Meta has taken up the challenge, unveiling its latest AI language model - which is able to recognize and generate speech in over 4,000 spoken languages.
The Massively Multilingual Speech (MMS) project means that Meta’s new AI is no mere ChatGPT replica. The model uses unconventional data sources to overcome speech barriers and allow individuals to communicate in their native languages without going through an exhaustive translation process.
Most excitingly, Meta has made MMS open-source, inviting researchers to learn from and expand upon the foundation it provides. This move suggests the company is deeply invested in dominating the AI language translation space, but also encourages collaboration in the field.
Bringing more languages into the conversation
Normally, speech recognition and text-to-speech AI programs need extensive training on a large number of audio datasets, combined with meticulous transcription labels. Many endangered languages found outside industrialised nations lack huge datasets like this, which puts these languages at risk of vanishing or being excluded from translation tools.
According to Gizmochina, Meta took an interesting approach to this issue and dipped into religious texts. These texts provide diverse linguistic renditions that allow Meta to get a ‘raw’ and untapped look at lesser-known languages for text-based research.
The release of MMS as an open-source resource and research project demonstrates that Meta is devoting a lot of time and effort towards the lack of linguistic diversity in the tech field, which is frequently limited to the most widely-spoken languages.
It’s an exciting development in the AI world - and one that could bring us a lot closer to having the sort of ‘universal translators’ that currently only exist in science fiction. Imagine an earpiece that, through the power of AI, could not only translate foreign speech for you in real time but also filter out the original language so you only hear your native tongue being spoken.

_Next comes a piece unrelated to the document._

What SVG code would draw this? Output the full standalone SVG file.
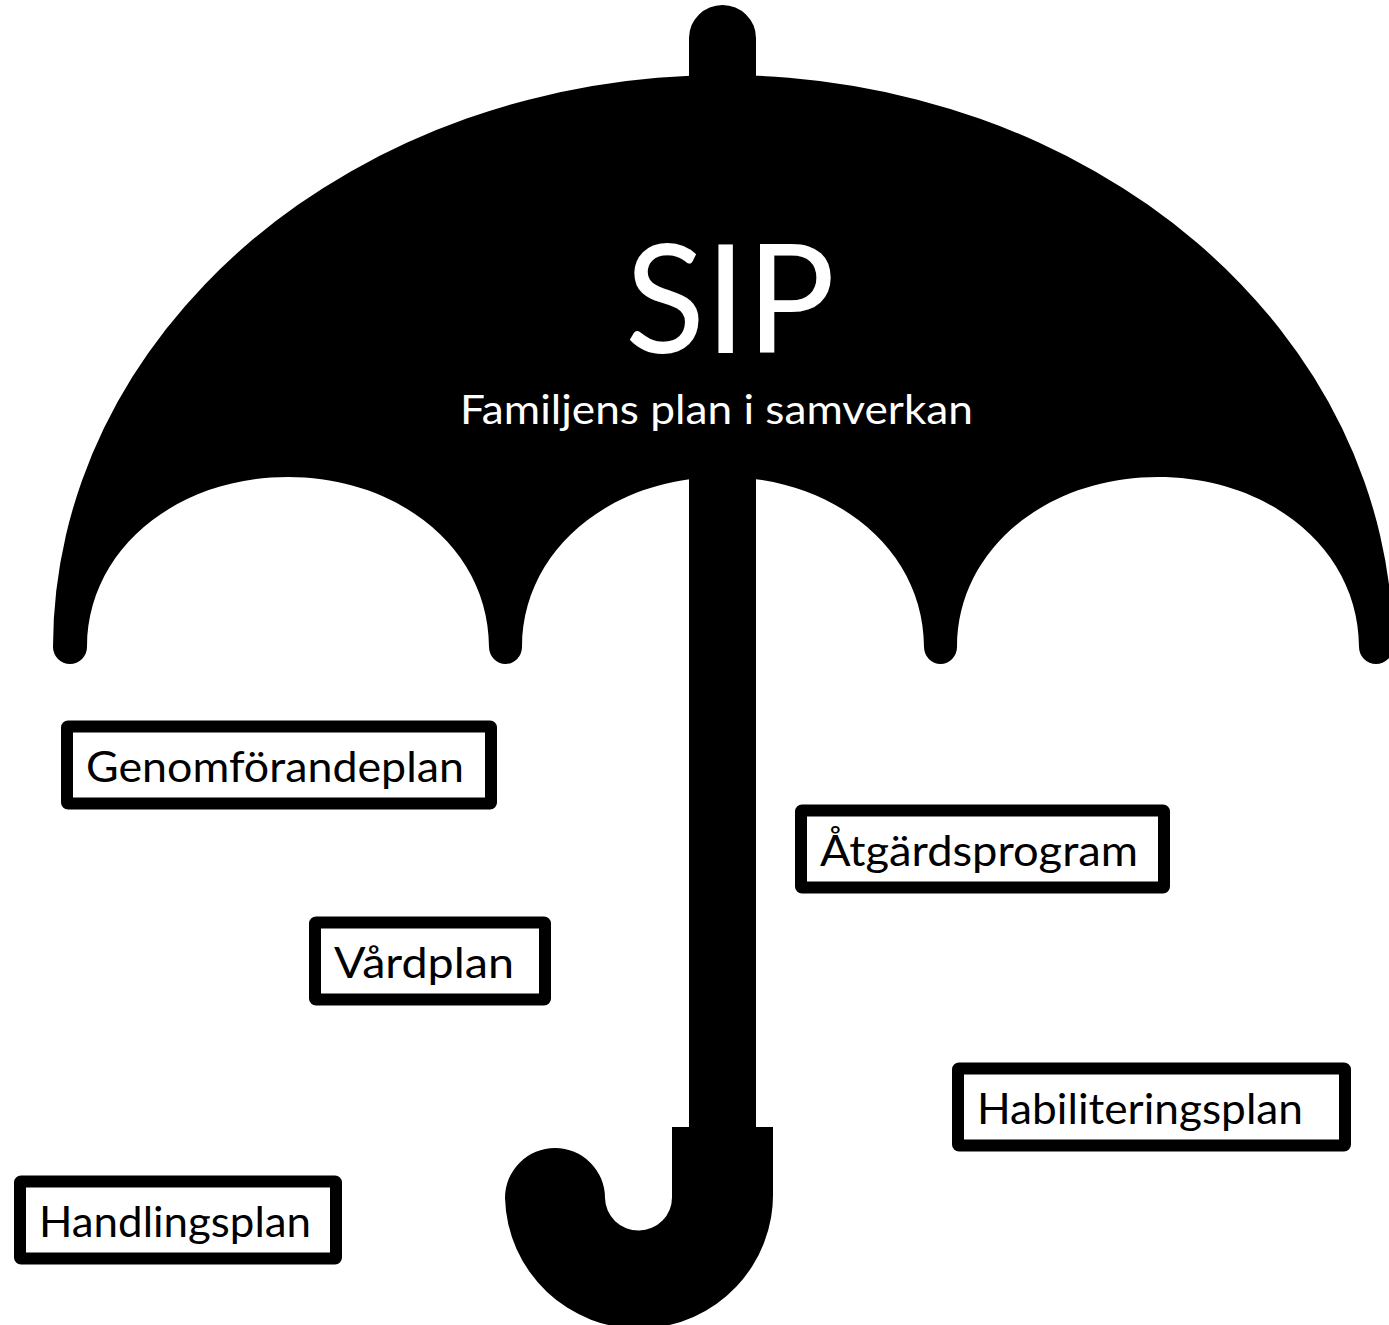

As more researchers work with Meta’s MMS and more languages are included, we could see a world where assistive technology and text-to-speech could allow us to speak to people regardless of their native language, sharing information so much quicker. I’m super excited for the development as someone trying to teach themselves a language as it’ll make real-life conversational practice a lot easier, and help ghetto grips with informal and colloquial words and phrases only native speakers would know.